Wach. issued a report on KMR 5/19. Their bullet point summary:
Kinder Morgan Management, LLC
KMR: Reiterate Outperform - Discount To KMP Unjustified
• Discount To KMP Unjustified. We are reiterating our Outperform rating on Kinder Morgan Management, LLC. We believe KMR's 13.0% discount to KMP is unwarranted and should narrow over time as the valuations for both securities are based on the same underlying assets, earnings power and stream of future cash flows (distributions). KMR is yielding 10.2% versus KMP’s yield of 8.9%. In contrast to KMP, which pays cash distributions, KMR pays a qualifying stock dividend (i.e. investors do not receive K-1’s).
• Reversion To Mean Implies Potential Upside For KMR. Since its inception in 2001, KMR has traded at a discount to KMP of 0.5% (on a yield basis) or 50 bps on average. The spread has been as wide as 161 bps and as narrow as (34) bps. Currently, KMR trades at a 131 basis point discount. The KMR-to-KMP discount has only exceeded 130 basis points less than 3% of all trading days since KMR’s IPO in 2001. If KMR reverted to the historical mean spread (and KMP’s yield remained the same), this would imply a unit price of $45 or almost 10% upside.
• Why The Steep Discount? KMR has traded at a discount to KMP for a variety of reasons including (1) less liquidity (KMP’s 3-month average daily trading volume is 1,000,000 units versus KMR’s average daily trading volume of 450,000, (2) lack of understanding of the i-share structure, (3) the absence of a natural arbitrage between KMR and KMP, (4) investors current preference for cash over stock, and (5) possible selling pressure in late 2008.

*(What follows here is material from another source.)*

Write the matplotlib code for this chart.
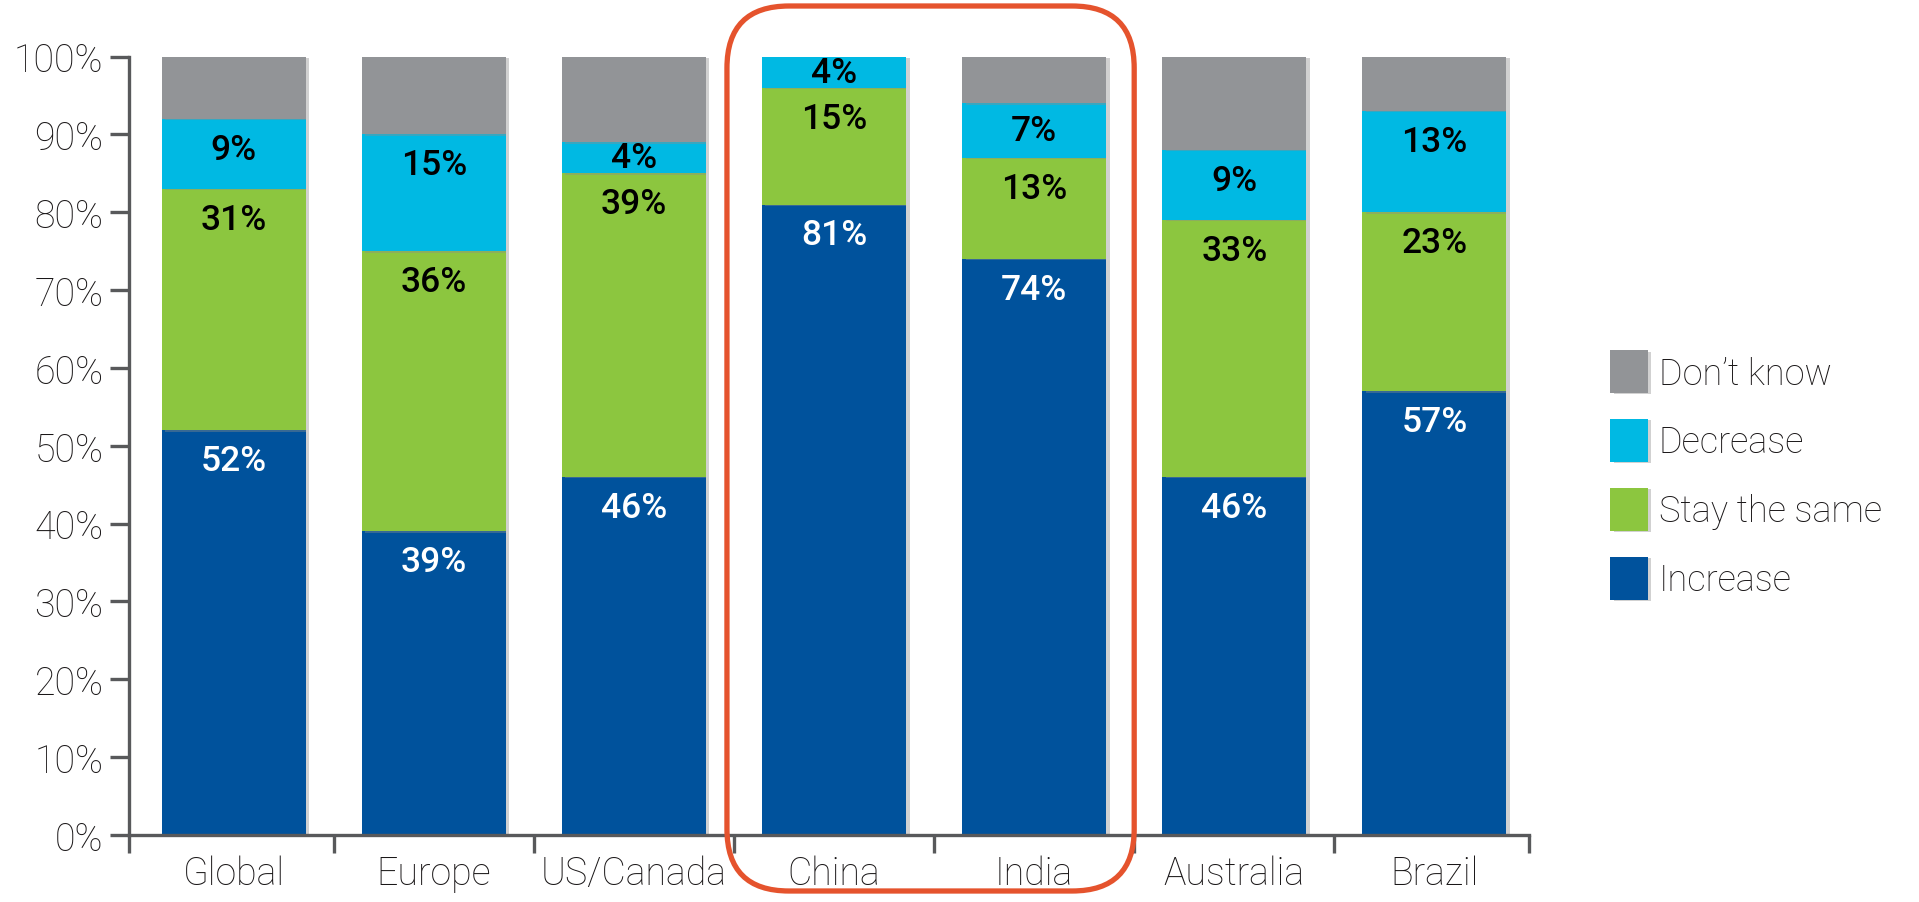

• Headwinds In 2009 For Kinder Morgan But Distribution Appears Secure.
KMP faces a number of headwinds in 2009 including low commodity prices, a weak economy, and a sizeable financing requirement. While KMP’s cash flow is predominantly fee-based (~80%), the partnership is likely to struggle to generate sufficient cash flow to cover its distribution (which includes no budgeted increases for the year). However, we don’t believe KMP will reduce its distribution in 2009. Instead, any shortfall in cash flow could be funded with short-term borrowings.
Valuation Range: $50 to $53
Kinder Morgan is poised to grow distributions at a five-year CAGR of 3% supported by its high-quality portfolio of strategically located assets, organic growth projects, and experienced management team, in our view. With a large and diverse asset base covering most of the United States, the partnership is well positioned to capitalize on most of the major supply/demand trends driving the energy markets including: the expected growth in Canadian oils sands production, the emergence of LNG in the Gulf Coast and the continued growth of natural gas production in the Rockies, in our view.
I asked the same question a few months ago and here is the valuable info that I got from abter1:
EEQ is the only other PIK MLP out there but remember to do your own research. Don't make the mistake as I did and fall in love with the PIK model -be sure to do your own research and make sure that you want the stock in question is a great long term investment.
You are the expert, and I am not sure if i
understand KMR. Is it possible that the market
believes that the cash distribution of KMP is
too high? That the company is depleting it's
assets, and that the cashflow per share isn't
keeping up with the high cash distribution.
I understand that on ex date, shareholders
are treated about the same. Is the market
telling us that the cash distribution should
be lowered 16% to be fair for the KMR holders?
I know i probably don't get it, would appreciate
your comment. Tnank you.
I don't own OKS. Don't take that as any opinion of OKS, pro or con. Both my dad and I are overweighted in MLPS as it is. Right now we own 11 MLPS (or related investments including two GPs and KMR), so we don't need any more. I am concerned about being over-diversified within a sector...pretty soon you start looking like a sector index fund. If that is where you end up, save yourself the trouble and just buy the index fund.
KMP distributes additional I-shares to KMR each quarter (instead of a cash distribution). KMR issues a corresponding number of additional units to its owners each quarter.
This works as an effective capital raise by KMP since KMP makes a distribution of additional I-shares instead of cash.
When KMR was first introduced (long after KMP was around), there was 1-to-1 exchange for a while (at least a year??). Then they changed the KMR terms so there is no longer exchangability. The discount emerged immediately at that time (Sept 2002). After some initial chaos as the market figured it out, it settled into a range usually between 5 and 8 % (with periodic wandering to 0% and up to occasionally 10%).
Then in Oct '08 things clearly changed, and the discount increased in a real noticeable pattern shift. Since then it has averaged about 12%, wondering between 10 and 15%.